Então vejam que fantástico acontecimento se deu: os petistas, com o auxílio da imprensa amiga, ressuscitaram aquela cretina questão da renúncia (que só fazia sentido porque dela, supostamente, teria originado o poder de Kassab, o que é falso) e a juntaram com a rejeição ao prefeito. E passaram a atribuir a Serra um papel impossível: ele seria a um só tempo “guru” do prefeito — jornalistas usaram a palavra como informação referencial, como se fosse um dado da natureza — e continuador do pupilo; criador e criatura ao mesmo tempo… Lula impôs Fernando Haddad na base do dedaço, e esses mesmos iluministas saudaram: “Viva a novidade!”.
A armadilha
Muito bem! A decisão de Kassab de apoiar o PT a menos que Serra fosse o candidato empurrou o tucano para a disputa, que foi perdida justamente por causa do… fator Kassab! Aquele que levou Serra a se candidatar está na raiz de sua derrota. Tudo consumado, no dia, seguinte, já está negociando com…, Fernando Haddad, o vitorioso. Kassab encontrou um lugar na política que é o do “ganha ou ganha”.
Agora o futuro
Ontem, li e ouvi muitas manifestações as mais desrespeitosas sobre o futuro de Serra. Desrespeito menos à pessoa do político do que à inteligência de leitores e telespectadores. Muitos decidiram lhe dedicar um réquiem, como dedicaram a Arthur Virgílio há dois anos, quando foi derrotado na disputa por uma vaga ao Senado. Acaba de se eleger prefeito de Manaus com uma votação consagradora.
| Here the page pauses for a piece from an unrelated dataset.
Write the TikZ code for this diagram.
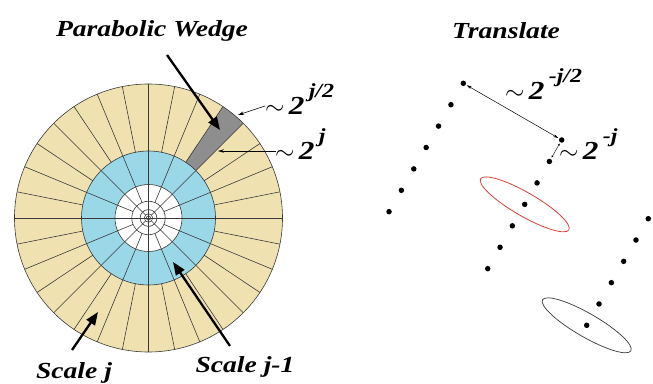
\documentclass[tikz,border=0pt]{standalone}
\usepackage{fontspec}
\newfontfamily\lbl[FakeStretch=1.2]{Liberation Serif}
\usetikzlibrary{arrows.meta,calc}
\definecolor{ringtan}{HTML}{EFE2B0}
\definecolor{ringblue}{HTML}{9AD8E8}
\definecolor{wedgegray}{HTML}{8E8E8E}
\definecolor{gridline}{HTML}{3A3A3A}
\definecolor{ellred}{HTML}{D8403A}
\tikzset{grid/.style={gridline,line width=.6pt},
dot/.style={circle,fill=black,inner sep=0pt,minimum size=5.5pt},
bigarrow/.style={-{Triangle[length=13pt,width=10pt]},line width=2.3pt},
thinarrow/.style={-{Stealth[length=6pt,width=3.5pt]},line width=.6pt},
ttl/.style={font=\lbl\bfseries\itshape\fontsize{23}{25}\selectfont,inner sep=0pt},
pow/.style={font=\lbl\bfseries\itshape\fontsize{26}{28}\selectfont,inner sep=0pt,anchor=base west}}
\newcommand{\twopow}[1]{$\sim$\,2\,\raisebox{17pt}{\fontsize{20}{22}\selectfont#1}}
\begin{document}
\begin{tikzpicture}[x=1pt,y=1pt]
\useasboundingbox(0,0)rectangle(653,383);
\coordinate(o)at(148.5,165);
\fill[ringtan](o)circle(134pt);\fill[ringblue](o)circle(67pt);\fill[white](o)circle(33.5pt);
\fill[wedgegray]($(o)+(45:67pt)$)arc[start angle=45,end angle=56.25,radius=67pt]--($(o)+(56.25:134pt)$)arc[start angle=56.25,end angle=45,radius=134pt]--cycle;
\foreach\k in{0,...,31}\draw[grid]($(o)+({\k*11.25}:67pt)$)--($(o)+({\k*11.25}:134pt)$);
\foreach\k in{0,...,15}\draw[grid]($(o)+({\k*22.5}:16.75pt)$)--($(o)+({\k*22.5}:67pt)$);
\foreach\k in{0,...,7}\draw[grid]($(o)+({\k*45}:4.2pt)$)--($(o)+({\k*45}:16.75pt)$);
\foreach\k in{0,...,3}\draw[grid](o)--($(o)+({\k*90}:4.2pt)$);
\foreach\r in{134,67,33.5,16.75,8.4,4.2,2.1}\draw[grid](o)circle(\r pt);
\node[ttl](pw)at(152,352){Parabolic Wedge};
\node[ttl](tr)at(506,352){Translate};
\node[ttl,anchor=base](sj)at(74,5){Scale j};
\node[ttl,anchor=base](sj1)at(245,11){Scale j-1};
\coordinate(pwtail)at(167,328);\coordinate(pwtip)at(220,253);
\coordinate(sjtail)at(72,33);\coordinate(sjtip)at(98,71);
\coordinate(sj1tail)at(230,37);\coordinate(sj1tip)at(173,121);
\draw[bigarrow](pwtail)--(pwtip);\draw[bigarrow](sjtail)--(sjtip);\draw[bigarrow](sj1tail)--(sj1tip);
\node[pow](wl)at(265,268){\twopow{j/2}};
\node[pow](wb)at(275,223){\twopow{j}};
\coordinate(wltip)at(238,268);\coordinate(wbtip)at(218,232);
\draw[thinarrow]($(wl.base west)+(0,9)$)--(wltip);
\draw[thinarrow]($(wb.base west)+(1,9)$)--(wbtip);
\foreach\i in{1,...,7}\node[dot](a\i)at({463.3-12.38*(\i-1)},{299.7-21.4*(\i-1)}){};
\foreach\i in{1,...,7}\node[dot](b\i)at({561.7-12.33*(\i-1)},{243-21.45*(\i-1)}){};
\foreach\i in{1,...,6}\node[dot](c\i)at({648.3-12.32*(\i-1)},{164.3-21.32*(\i-1)}){};
\draw[ellred,line width=.8pt,rotate around={-30:(b4)}](b4)ellipse(51pt and 11.8pt);
\draw[gridline,line width=.7pt,rotate around={-30:(c6)}](c6)ellipse(51pt and 11.8pt);
\draw[{Stealth[length=5pt,width=3pt]}-{Stealth[length=5pt,width=3pt]},line width=.5pt,shorten <=1pt,shorten >=1pt](a1)--(b1);
\draw[{Stealth[length=2.5pt,width=2pt]}-{Stealth[length=2.5pt,width=2pt]},line width=.4pt,shorten <=1pt,shorten >=1.5pt](b1)--(b2);
\node[pow](tl)at(505,283){\twopow{-j/2}};
\node[pow](tb)at(559,223){\twopow{-j}};
\end{tikzpicture}
\end{document}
Não sei qual será o futuro político de Serra. Sei que ele continua a ser uma das cabeças mais lúcidas do país — afirmei isso no debate na VEJA.com e reitero agora — e que a propalada “renovação da política”, que teria sido revelada agora pelas urnas, é uma dessas soberbas tolices que só interessam às raposas que não renovam nada. Ainda escreverei a respeito.
O PSDB levará em conta o quadro que tem ou cairá na cascata da “renovação”? Considerando o histórico, a resposta pode não ser a mais lúcida. Ontem, não faltaram manifestações estúpidas. Há quem esteja vendo com bons olhos, sinal de enraizamento nacional do partido, a vitória em Manaus, Teresina, Maceió e Belém… Duas capitais na Região Norte, duas na Nordeste e nenhuma na Sudeste… Então tá!
Confrontando, como sói acontecer, o consenso, vejo menos renovação do que reiteração de certos arcaísmos no resultado das urnas. Terei a chance de expor os meus motivos. Afinal, se é para ler o que todo mundo anda dizendo por aí — o jornalismo brasileiro inventou o pool noticioso e o pool de opinião!!! —, por que entrar aqui, não é? Se todos têm a dizer a mesma coisa, por que haver tantos?